I read, finally, as well, the latest books by several popular authors:
The Cat Who Dropped a Bombshell by Lilian Jackson Braun--not much mystery, but still a cozy read as the town of Pickax celebrates its sesquicentenary.
Murder at Five Finger Light by Sue Henry--Jessie Arnold is stranded on a lighthouse island with a few other people while a murderer stalks them; lots of surprises.
S is for Silence by Sue Grafton--Kinsey Milhone investigates the disappearance of a woman and her car that occured in the fifties, 34 years previously.
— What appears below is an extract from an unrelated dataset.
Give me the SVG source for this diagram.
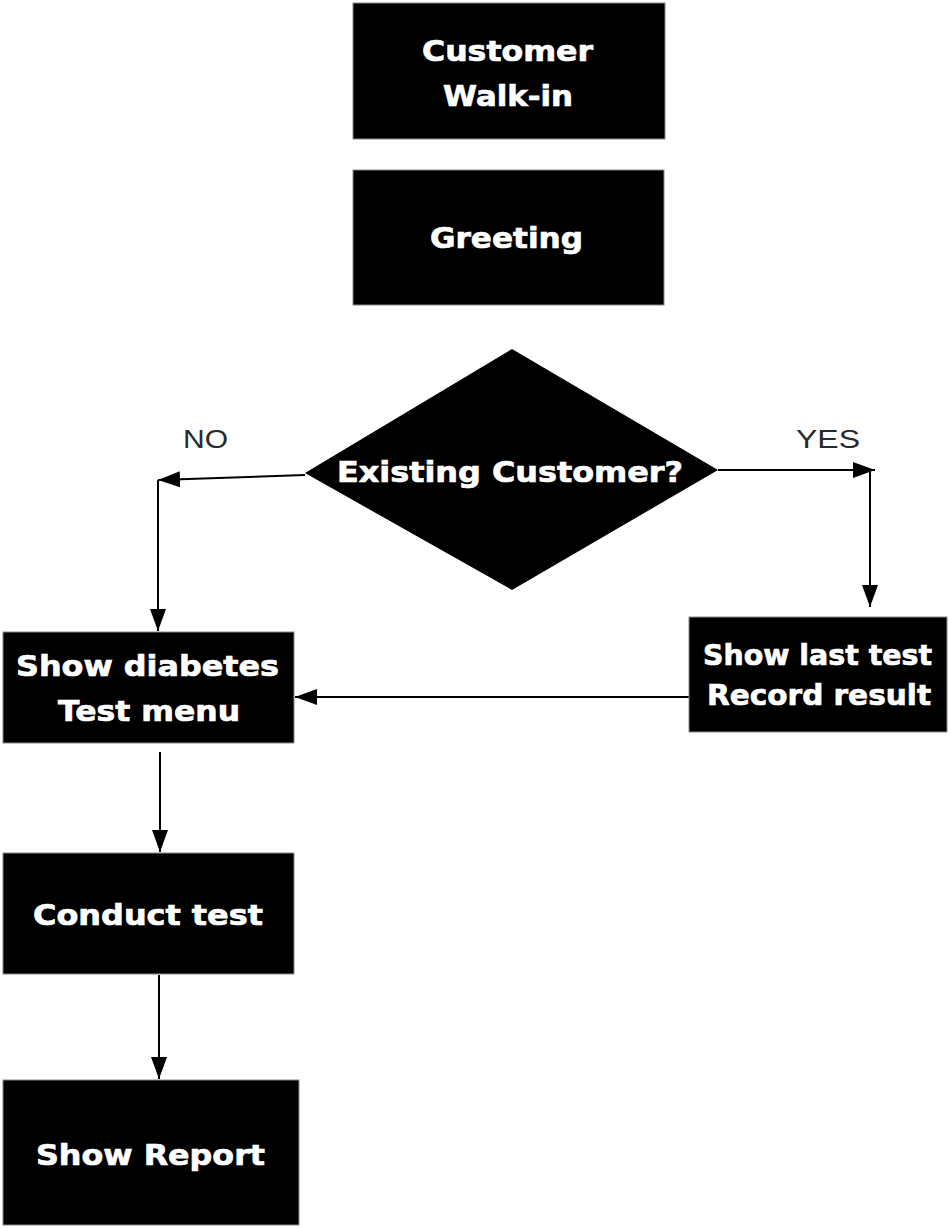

I also read (and enjoyed) the latest [before March, anyway] in the Blackbird Sisters series, Cross Your Heart and Hope to Die by Nancy Martin--impoverished socialite Nora's obnoxious Society column writer boss is found dead on her porch and her mob-connected boyfriend is a suspect. I liked Veronica Heley's latest, too, Murder by Committee, an English cozy featuring Ellis Quicke, a widow finding her way as an independent person and still trying to rescue her selfish daughter who has been involved with a shady entrepreneur who is murdered. Lastly, I read a first novel by Elizabeth Becka, Trace Evidence--a Cleveland based forensic specialist, Evelyn James, gets personally involved in the deaths of two young girls, one who has been drowned after being thrown in the river with her feet encased in cement and one who has been strangled after escaping her cement shackles; not too gory, but very intense ending.